At one point, several packages of pita bread slide off the top of one of the loads. At the rear of the convoy, where a Torah scroll on loan from a Sephardic temple nestles under a tallit, someone makes a joke about Uzzah — the poor guy in 2 Samuel, chapter 6, who meets with God’s wrath when he touches the Ark to keep it from bouncing off an ox cart.

Rabbi Mark Diamond, executive director of the Board of Rabbis of Southern California, is onhand, along with half a dozen volunteers. As the afternoon sun slants through broken windowpanes 20 feet above the concrete floor, this small group of Jews lays tablecloths and arranges flowers to transform a disused prison dining hall into sacred space.

Simon — his name, like those of other inmates, has been changed to protect his identity — is one of the first inmates to arrive. Now 30, he has lived on the streets or in jail since he was 15. His arms are inked with menacing skulls and demons, but the most affecting tattoo is a single teardrop on his left cheek — a memento he got when his time behind bars passed the five-year mark.

“I get out again in 33 days,” he says, adding that his first stop will be a drug treatment center in Torrance. “This time I’m staying out.”

Eventually the room holds about 20 inmates from Men’s Central and from Twin Towers Correctional Facility across the street.

“You have more rabbis and rabbis-to-be in this room than you’ll ever see again in your life,” Carron tells the men in his prison shul. “Mingle and make use of them.”

The soft buzz of friendly conversation fills the hall.

I manage to get in a few words with Daniel, who looks quietly jubilant.
“Man, this feels so good,” he tells me. “This is like the perfect way to end this experience. I’ve learned so much. It sounds strange, but I’m actually kind of grateful.”

At another table, Gary, an inmate whose hard years are etched onto a face that resembles a walnut, has recognized Pauline Lederer, a wheelchair-bound but sharp-witted nonagenarian who has been volunteering in Los Angeles County jails since the 1930s.

“I first met Pauline in 1983!” Gary exclaims.

After her conversation with Gary, Pauline says, “Things aren’t going well for him. Spending so much time in here is bad for the soul. It’s very sad, but I hope this helps.”

Soon Carron asks everyone to take a seat so that service can begin. Over the next hour, he weaves prayers recalling the Israelites’ liberation from bondage in Egypt with the traditional Rosh Hashana liturgy. Noam Raucher delivers a homily about how his experience shadowing Carron has shaped his understanding of teshuvah, and Alison Abrams opens the rosewood ark to read a passage from the Torah.

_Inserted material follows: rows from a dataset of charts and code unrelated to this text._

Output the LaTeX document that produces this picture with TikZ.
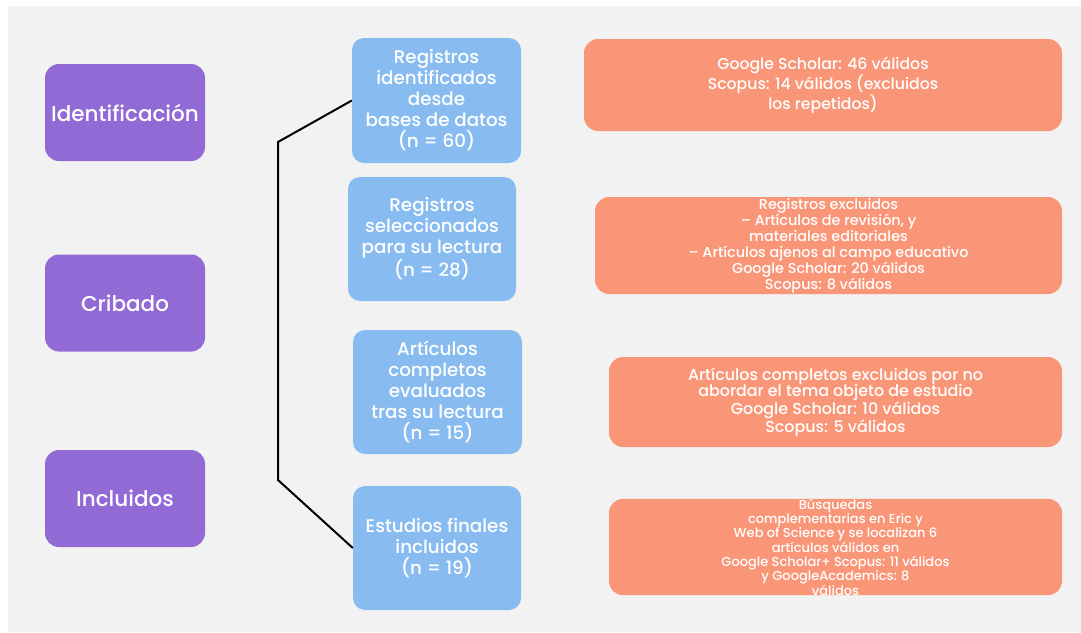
\documentclass[tikz,border=0pt]{standalone}
\usepackage{fontspec}
\setmainfont{Poppins}[UprightFont=* Medium]
\definecolor{colfase}{RGB}{145,106,214}
\definecolor{colregistro}{RGB}{136,188,240}
\definecolor{coldetalle}{RGB}{250,150,120}
\definecolor{colfondo}{RGB}{242,242,242}
\begin{document}
\begin{tikzpicture}[x=1pt,y=-1pt,
    fase/.style={fill=colfase,rounded corners=14pt,text=white,inner sep=0pt,
      minimum width=160pt,minimum height=97pt,font=\fontsize{21.5}{24}\selectfont},
    registro/.style={fill=colregistro,rounded corners=12pt,text=white,inner sep=0pt,align=center,
      minimum width=169pt,minimum height=124pt,font=\fontsize{18.3}{21}\selectfont},
    detalle/.style={fill=coldetalle,rounded corners=14pt,text=white,inner sep=0pt,align=center}]
    \useasboundingbox (0,0) rectangle (1081,632);
    \fill[white] (0,0) rectangle (1081,632);
    \fill[colfondo] (8,6) rectangle (1081,632);

    % fases
    \path (125,112.5) node [fase](ident){Identificación}
          (125,303) node [fase](crib){Cribado}
          (125,498.5) node [fase](incl){Incluidos};

    % registros
    \path (436.5,100.5) node [registro,minimum height=125pt](reg){Registros\\identificados\\desde\\bases de datos\\(n = 60)}
          (432,239) node [registro,minimum width=168pt](sel){Registros\\seleccionados\\para su lectura\\(n = 28)}
          (437.5,392) node [registro](art){Artículos\\completos\\evaluados\\tras su lectura\\(n = 15)}
          (437,548) node [registro,minimum width=168pt](est){Estudios finales\\incluidos\\(n = 19)};

    % detalles
    \path (823,85) node [detalle,minimum width=478pt,minimum height=92pt,font=\fontsize{15.7}{17.5}\selectfont](bases){Google Scholar: 46 válidos\\Scopus: 14 válidos (excluidos\\los repetidos)}
          (828.5,245.5) node [detalle,minimum width=467pt,minimum height=97pt,font=\fontsize{14.4}{16}\selectfont](excl){Registros excluidos\\– Artículos de revisión, y\\materiales editoriales\\– Artículos ajenos al campo educativo\\Google Scholar: 20 válidos\\Scopus: 8 válidos}
          (835.5,402) node [detalle,minimum width=453pt,minimum height=90pt,font=\fontsize{15.9}{16.5}\selectfont](noabord){Artículos completos excluidos por no\\abordar el tema objeto de estudio\\Google Scholar: 10 válidos\\Scopus: 5 válidos}
          (835.5,547) node [detalle,minimum width=453pt,minimum height=96pt,font=\fontsize{13}{14.3}\selectfont](busq){Búsquedas\\complementarias en Eric y\\Web of Science y se localizan 6\\artículos válidos en\\Google Scholar+ Scopus: 11 válidos\\y GoogleAcademics: 8\\válidos};

    \coordinate (arriba) at (278,142);
    \coordinate (abajo) at (278,480);
    \draw[line width=2pt] (reg.west) -- (arriba) -- (abajo) -- (est.west);

  \end{tikzpicture}
\end{document}
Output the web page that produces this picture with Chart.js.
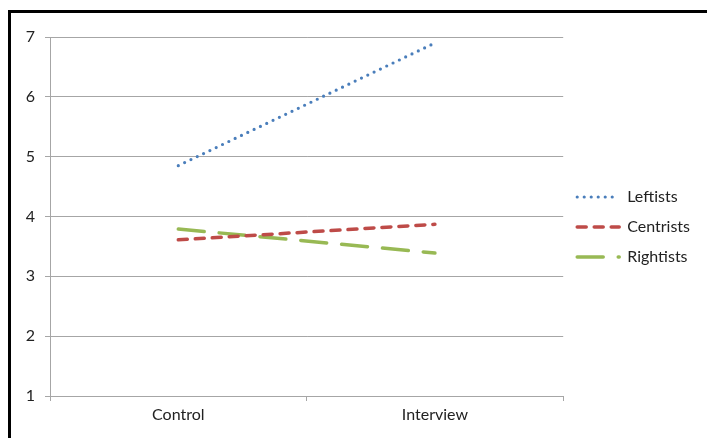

At the end of the service, Michael Chusid, a veteran of last year’s Rosh Hashanah celebration at Men’s Central, blows the shofar.

“Every generation has to overcome terrible suffering,” Carron says later, after the last of the roasted chicken and apple tart has disappeared. “What we’re doing on Rosh Hashanah is redeeming that holy spark within us, which is what happened when we crossed the Red Sea. It also points toward the freedom that I hope each of these guys will experience in some way in the New Year.”

Carron’s hope reminds me of Daniel, who’s marking the New Year and his newfound freedom by returning to a life that will be completely the same and totally different from the life he knew six months ago. Really, each day is like that — each day is the beginning of a new year. That’s easy to say, but hard to accept. In my own life, I’m starting to realize that, for now, it’s enough to move through each day as if I accepted it.

So whenever you happen to be reading this, Shana Tova.